With all the Easter bonnets put away, and the joyful hymns a distant echo, I find myself wrestling with the darker side of the Easter story. The evening of shadows in the garden was made all the darker when Judas arrived and kissed Jesus. He’d turned him over, betrayed him, and that it was done with a kiss only made it worse. Later, after all that happened happened, and the disciples were scared and huddled beside one another in the upper room, they must have been seething when they thought about Judas. “How could he,” and “Wait till I get my hands on him,” must have been the kind of things they said. Soon, they would learn the rest of the story, see the miracle of Easter, and, over time, comprehend the power and magnitude of God’s love.  

But, what about Judas?

“Woe to that man who betrays the Son of Man” Jesus’ humanity declared, and yet I wonder if Judas wasn’t the first fruit of God’s uncontained love. If Christ died for all people, then do we have any business dividing, or picking and choosing, just who “all people” are? It’s easy to include Peter with his unharnessed passion, Thomas with his doubts, but Judas? Really? Shouldn’t he be the one exception? Maybe we should have a loop hole for people like Judas, Hitler, … Oh wait, if you do that, where do you stop?

I confess, I have my Judas, a person I think shouldn’t make the cut. Jesus might love all people, but if there’s an exception, this person would be that exception. If I’m honest, I’m sure I’m someone’s Judas as well. So, I come back to my original question, what about Judas?
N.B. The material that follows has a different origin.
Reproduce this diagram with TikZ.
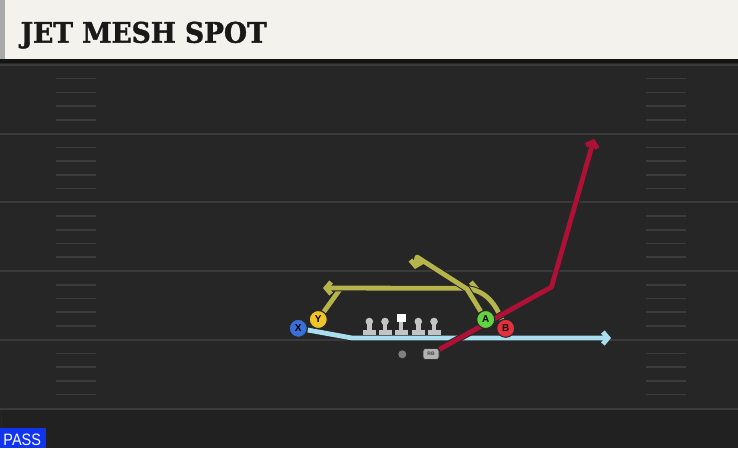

I can only pray God is bigger than I, that God’s grace is far more abundant than what the church offers. I read somewhere that light shines in the darkness, and the darkness does not overcome it. I wonder if Easter isn’t the most spectacular illustration of that. The darkness of the garden losses out to the brightness of the morning, the hatred that killed one man was destroyed by a love that saved (and continues to save) all people, including Judas, you and me.